If one of these systems are very hardly controllable (or even uncontrollable) then we arrive at a very conservative solution (or unfeasible LMIs). Therefore, we expect that during tightening the convex hull we exclude such problematic systems.

- It can also be easily demonstrated that the observer design is typically needs large convex hull. So, as when we design controller and observer we need to find the optimal convex hull between the tight one and the large one.

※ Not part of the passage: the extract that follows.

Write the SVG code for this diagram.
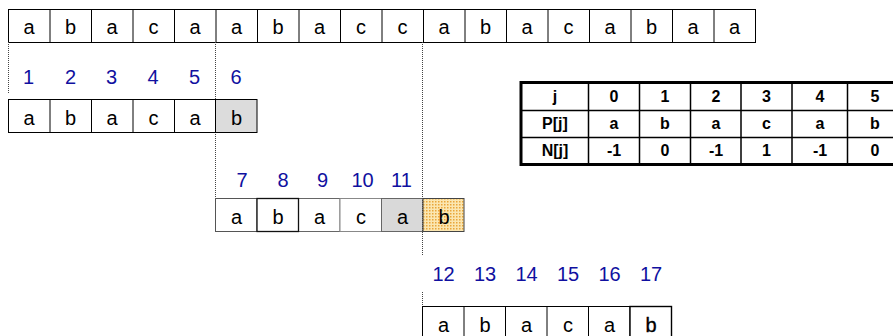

Same papers also demonstrate that using different convex hulls (if the separation principal is applicable) for observer and controller may lead to even better solution.

==Properties of the TP model transformation in qLPV theories==
- It can be executed uniformly (irrespective of whether the model is given in the form of analytical equations) resulting from physical considerations, or as an outcome of soft computing based identification techniques (such as neural networks or fuzzy logic based methods, or as a result of a black-box identification), without analytical interaction, within a reasonable amount of time. Thus, the transformation replaces the analytical and in many cases complex and not obvious conversions to numerical, tractable, straightforward operations that can be carried out in a routine fashion.
- It generates the HOSVD-based canonical form of qLPV models, which is a unique representation. This form extracts the unique structure of a given qLPV model in the same sense as the HOSVD does for tensors and matrices, in a way such that:
- the number of LTI components are minimized;
- the weighting functions are one variable functions of the parameter vector in an orthonormed system for each parameter (singular functions);
- the LTI components (vertex components) are also in orthogonal positions;
- the LTI systems and the weighting functions are ordered according to the higher-order singular values of the parameter vector;
- it has a unique form (except for some special cases);
- introduces and defines the rank of the qLPV model by the dimensions of the parameter vector;

- The core step of the TP model transformation was extended to generate different types of convex polytopic models, in order to focus on the systematic (numerical and automatic) modification of the convex hull instead of developing new LMI equations for feasible controller design (this is the widely adopted approach). It is worth noting that both the TP model transformation and the LMI-based control design methods are numerically executable one after the other, and this makes the resolution of a wide class of problems possible in a straightforward and tractable, numerical way.
- Based on the higher-order singular values (which express the rank properties of the given qLPV model, see above, for each element of the parameter vector in $L_2$ norm), the TP model transformation offers a trade-off between the complexity of the TP model (polytopic form), hence, the LMI design and the accuracy of the resulting TP model.
- The TP model transformation is executed before utilizing the LMI design. This means that when we start the LMI design we already have the global weighting functions and during control we do not need to determine a local weighting of the LTI systems for feedback gains to compute the control value at every point of the hyperspace the system should go through. Having predefined continuous weighting functions also ensures that there is no friction in the weighting during control.